Beyond driving style, basic maintenance has a direct impact on efficiency. A clogged air filter forces the engine to work harder. Underinflated tyres increase rolling resistance. A missed service interval can leave the engine running below its optimal efficiency without the driver ever noticing. Keeping on top of these basics is not glamorous, but it works.
Removing roof boxes and bike racks when they are not in use also makes a measurable difference. At motorway speeds, aerodynamic drag increases significantly with anything bolted to the roof, even an empty roof box.
The same principles apply to electric vehicles
For EV and hybrid drivers, many of the same habits translate directly. Smooth, progressive driving extends range more effectively than any eco mode, though eco mode helps too by limiting power output on longer trips. Regenerative braking works best when speed changes are gradual, so anticipating traffic and slowing down early feeds more energy back into the battery than sudden stops.
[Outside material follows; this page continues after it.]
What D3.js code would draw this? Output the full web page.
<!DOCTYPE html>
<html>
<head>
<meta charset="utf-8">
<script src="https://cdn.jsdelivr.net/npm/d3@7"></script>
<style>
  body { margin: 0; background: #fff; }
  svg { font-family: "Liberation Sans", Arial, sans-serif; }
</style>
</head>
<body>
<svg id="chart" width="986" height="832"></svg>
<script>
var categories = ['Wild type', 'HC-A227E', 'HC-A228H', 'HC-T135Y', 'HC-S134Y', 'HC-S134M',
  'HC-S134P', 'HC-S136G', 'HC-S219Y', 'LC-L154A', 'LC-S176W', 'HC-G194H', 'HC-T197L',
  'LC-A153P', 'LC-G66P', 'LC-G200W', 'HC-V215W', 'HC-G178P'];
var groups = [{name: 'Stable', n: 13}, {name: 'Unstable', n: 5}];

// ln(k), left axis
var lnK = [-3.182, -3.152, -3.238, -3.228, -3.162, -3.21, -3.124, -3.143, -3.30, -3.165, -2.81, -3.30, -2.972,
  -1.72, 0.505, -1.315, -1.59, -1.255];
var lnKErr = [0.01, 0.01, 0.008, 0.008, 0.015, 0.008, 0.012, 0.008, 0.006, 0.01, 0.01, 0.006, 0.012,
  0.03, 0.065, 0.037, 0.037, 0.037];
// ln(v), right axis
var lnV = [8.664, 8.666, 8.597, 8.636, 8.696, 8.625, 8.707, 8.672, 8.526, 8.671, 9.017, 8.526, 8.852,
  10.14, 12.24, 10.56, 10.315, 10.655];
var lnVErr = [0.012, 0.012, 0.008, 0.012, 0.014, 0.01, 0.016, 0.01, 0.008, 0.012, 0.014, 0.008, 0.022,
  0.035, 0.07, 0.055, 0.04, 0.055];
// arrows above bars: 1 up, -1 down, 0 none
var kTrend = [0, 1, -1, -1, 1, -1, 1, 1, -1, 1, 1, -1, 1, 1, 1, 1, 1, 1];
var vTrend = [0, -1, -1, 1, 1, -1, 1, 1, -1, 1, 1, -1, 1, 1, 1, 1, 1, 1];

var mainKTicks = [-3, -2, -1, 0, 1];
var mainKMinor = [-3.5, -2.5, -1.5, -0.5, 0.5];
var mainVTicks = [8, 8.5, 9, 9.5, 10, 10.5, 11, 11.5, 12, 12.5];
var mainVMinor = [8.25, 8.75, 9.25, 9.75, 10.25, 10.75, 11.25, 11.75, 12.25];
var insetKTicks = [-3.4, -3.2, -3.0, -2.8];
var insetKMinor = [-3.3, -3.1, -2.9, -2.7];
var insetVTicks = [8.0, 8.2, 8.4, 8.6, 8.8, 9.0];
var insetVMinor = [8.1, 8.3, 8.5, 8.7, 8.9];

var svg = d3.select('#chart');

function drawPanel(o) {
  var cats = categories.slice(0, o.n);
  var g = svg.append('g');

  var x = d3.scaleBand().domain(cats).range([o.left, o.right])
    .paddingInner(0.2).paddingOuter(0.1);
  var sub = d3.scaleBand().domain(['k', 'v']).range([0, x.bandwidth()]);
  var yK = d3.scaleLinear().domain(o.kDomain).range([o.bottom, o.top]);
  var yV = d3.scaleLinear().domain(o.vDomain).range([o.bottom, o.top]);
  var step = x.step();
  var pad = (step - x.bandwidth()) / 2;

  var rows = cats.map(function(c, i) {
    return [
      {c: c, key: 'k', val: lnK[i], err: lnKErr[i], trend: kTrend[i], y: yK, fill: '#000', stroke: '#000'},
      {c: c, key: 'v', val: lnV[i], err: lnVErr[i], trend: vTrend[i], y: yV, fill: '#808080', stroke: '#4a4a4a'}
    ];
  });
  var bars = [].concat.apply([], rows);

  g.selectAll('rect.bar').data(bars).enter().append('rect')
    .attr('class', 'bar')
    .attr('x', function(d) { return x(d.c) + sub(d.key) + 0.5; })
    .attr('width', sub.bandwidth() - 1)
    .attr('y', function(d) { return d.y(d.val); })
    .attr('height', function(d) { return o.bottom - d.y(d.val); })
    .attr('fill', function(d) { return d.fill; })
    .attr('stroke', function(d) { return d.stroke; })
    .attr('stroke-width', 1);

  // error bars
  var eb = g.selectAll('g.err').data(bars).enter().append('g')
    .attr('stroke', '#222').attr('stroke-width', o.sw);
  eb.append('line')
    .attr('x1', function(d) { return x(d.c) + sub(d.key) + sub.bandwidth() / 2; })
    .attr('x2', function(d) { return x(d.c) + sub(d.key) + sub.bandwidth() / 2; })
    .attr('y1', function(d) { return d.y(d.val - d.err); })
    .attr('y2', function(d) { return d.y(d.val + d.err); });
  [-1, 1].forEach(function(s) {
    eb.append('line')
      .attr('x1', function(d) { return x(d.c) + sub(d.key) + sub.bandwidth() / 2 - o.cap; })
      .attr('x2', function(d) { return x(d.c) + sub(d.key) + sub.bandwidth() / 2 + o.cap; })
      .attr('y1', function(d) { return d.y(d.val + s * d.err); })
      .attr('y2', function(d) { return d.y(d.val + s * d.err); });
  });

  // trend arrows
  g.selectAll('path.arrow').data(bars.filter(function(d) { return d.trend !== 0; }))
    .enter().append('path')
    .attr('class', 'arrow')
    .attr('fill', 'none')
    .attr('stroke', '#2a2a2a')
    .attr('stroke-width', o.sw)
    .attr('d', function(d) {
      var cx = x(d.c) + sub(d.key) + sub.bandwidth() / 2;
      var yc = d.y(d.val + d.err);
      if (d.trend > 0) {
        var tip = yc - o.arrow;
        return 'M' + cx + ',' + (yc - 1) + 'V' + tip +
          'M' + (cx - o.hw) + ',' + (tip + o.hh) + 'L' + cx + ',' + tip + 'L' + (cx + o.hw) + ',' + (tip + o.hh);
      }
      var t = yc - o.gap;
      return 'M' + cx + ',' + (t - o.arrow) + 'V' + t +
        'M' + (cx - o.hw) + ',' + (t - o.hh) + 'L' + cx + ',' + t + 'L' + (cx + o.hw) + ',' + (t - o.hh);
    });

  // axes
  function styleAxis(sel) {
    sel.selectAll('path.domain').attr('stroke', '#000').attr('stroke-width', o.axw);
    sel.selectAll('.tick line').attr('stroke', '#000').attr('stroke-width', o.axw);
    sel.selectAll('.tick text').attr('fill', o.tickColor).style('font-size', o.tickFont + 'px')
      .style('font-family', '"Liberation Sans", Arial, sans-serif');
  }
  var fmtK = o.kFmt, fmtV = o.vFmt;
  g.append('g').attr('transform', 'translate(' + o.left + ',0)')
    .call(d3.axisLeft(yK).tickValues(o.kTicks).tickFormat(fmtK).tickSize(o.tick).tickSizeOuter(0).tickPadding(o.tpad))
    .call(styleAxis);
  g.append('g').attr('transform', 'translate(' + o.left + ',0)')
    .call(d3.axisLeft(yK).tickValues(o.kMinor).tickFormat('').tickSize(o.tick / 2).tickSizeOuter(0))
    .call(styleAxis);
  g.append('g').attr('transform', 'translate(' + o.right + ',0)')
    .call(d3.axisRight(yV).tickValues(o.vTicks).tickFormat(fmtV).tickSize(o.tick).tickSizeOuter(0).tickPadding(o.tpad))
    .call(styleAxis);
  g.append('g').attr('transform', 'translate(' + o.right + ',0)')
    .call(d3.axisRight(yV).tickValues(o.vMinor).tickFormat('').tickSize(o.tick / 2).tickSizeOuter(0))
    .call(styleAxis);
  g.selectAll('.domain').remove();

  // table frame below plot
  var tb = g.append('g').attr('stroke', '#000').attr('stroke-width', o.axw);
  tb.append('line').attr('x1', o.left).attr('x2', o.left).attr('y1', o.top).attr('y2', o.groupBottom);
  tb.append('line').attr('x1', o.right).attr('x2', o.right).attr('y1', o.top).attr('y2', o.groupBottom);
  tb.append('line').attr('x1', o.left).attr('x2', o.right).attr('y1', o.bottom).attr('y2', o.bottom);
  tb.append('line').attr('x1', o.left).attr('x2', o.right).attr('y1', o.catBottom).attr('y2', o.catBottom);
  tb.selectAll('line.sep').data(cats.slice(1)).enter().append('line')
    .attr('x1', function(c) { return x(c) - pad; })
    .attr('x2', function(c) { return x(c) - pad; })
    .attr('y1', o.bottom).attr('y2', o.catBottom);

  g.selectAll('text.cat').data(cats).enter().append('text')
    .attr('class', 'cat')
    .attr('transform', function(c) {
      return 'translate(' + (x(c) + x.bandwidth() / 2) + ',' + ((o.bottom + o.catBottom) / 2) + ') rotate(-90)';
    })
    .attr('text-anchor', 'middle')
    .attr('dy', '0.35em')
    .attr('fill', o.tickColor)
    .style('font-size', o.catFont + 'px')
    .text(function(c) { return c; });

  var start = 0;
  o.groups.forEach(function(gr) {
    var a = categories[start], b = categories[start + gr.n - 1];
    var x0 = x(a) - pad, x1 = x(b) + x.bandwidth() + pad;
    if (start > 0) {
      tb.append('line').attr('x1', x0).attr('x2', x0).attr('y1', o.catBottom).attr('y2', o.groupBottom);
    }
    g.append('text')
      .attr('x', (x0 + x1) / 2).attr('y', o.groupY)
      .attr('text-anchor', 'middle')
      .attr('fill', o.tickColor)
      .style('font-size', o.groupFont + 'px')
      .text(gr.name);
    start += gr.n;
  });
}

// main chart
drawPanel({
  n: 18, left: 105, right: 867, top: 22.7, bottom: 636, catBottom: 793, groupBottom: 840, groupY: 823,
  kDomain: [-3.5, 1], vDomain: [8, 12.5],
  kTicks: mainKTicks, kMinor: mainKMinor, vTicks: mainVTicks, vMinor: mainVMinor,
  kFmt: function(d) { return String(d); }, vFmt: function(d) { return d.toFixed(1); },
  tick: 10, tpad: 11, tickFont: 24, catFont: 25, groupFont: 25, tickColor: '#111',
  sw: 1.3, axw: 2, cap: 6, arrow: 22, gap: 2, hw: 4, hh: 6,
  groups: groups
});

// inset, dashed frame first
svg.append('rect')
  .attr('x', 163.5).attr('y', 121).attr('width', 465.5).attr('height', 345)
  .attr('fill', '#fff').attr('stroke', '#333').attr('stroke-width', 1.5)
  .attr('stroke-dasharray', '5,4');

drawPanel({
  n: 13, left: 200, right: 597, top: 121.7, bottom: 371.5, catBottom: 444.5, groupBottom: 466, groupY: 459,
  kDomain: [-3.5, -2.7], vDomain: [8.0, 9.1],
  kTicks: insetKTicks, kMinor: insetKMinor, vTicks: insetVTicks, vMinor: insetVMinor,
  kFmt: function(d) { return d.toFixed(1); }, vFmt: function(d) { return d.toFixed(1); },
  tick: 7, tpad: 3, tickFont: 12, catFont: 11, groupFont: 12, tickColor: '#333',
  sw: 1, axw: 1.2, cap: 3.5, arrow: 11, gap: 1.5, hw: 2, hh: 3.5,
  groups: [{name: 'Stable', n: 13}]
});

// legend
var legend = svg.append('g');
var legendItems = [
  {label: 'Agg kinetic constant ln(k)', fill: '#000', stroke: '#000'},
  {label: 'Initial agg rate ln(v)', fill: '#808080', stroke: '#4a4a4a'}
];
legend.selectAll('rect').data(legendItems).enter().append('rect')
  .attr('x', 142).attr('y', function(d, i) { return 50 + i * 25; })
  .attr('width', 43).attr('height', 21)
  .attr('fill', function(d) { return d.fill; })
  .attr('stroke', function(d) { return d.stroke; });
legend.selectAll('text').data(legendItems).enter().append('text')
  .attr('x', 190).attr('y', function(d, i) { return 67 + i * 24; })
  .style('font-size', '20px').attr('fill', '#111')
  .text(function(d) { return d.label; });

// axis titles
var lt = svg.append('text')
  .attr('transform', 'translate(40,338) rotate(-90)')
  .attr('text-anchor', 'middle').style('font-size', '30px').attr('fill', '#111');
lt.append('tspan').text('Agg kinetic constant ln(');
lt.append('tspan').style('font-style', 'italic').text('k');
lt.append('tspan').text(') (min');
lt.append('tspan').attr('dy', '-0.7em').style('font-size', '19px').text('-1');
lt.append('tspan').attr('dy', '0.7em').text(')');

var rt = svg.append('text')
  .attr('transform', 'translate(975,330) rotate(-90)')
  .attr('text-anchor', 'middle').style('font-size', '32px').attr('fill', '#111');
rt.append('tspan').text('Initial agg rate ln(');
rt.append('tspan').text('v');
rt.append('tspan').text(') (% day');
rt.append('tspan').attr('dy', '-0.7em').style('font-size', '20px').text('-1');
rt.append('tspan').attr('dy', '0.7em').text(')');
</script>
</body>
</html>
Tyre pressures are just as important for EVs, and charging habits play a bigger role than most owners realise. Slower overnight charging is more efficient and gentler on the battery than frequent rapid charging. Avoiding full charge cycles every time, charging to 80% rather than 100% for daily use, helps preserve long-term battery health and range.
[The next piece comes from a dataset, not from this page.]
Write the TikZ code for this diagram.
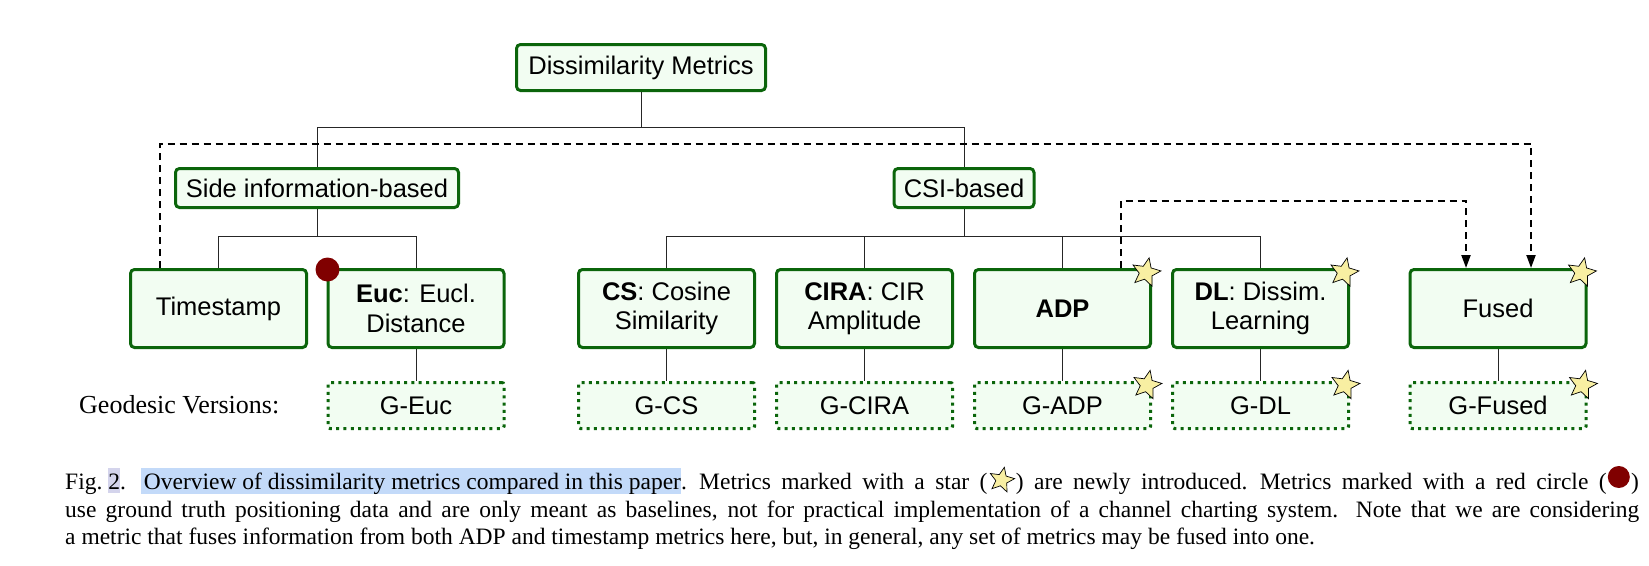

James Luckhurst, spokesperson for GEM Motoring Assist, said: “In the current climate of high energy costs, drivers are understandably keen to ensure they use their cars wisely and efficiently, but there are no magic solutions. The best gains come from planning ahead, driving smoothly and keeping your car properly maintained. It’s safer, cheaper and better for the environment.”
The fuel-saving advice that actually works is none of it new, and none of it exciting. Plan your journeys, drive smoothly, keep your tyres at the right pressure, and stay on top of servicing. The drivers saving the most money are not the ones chasing clever tricks. They are the ones doing the basics consistently, every single time they get behind the wheel.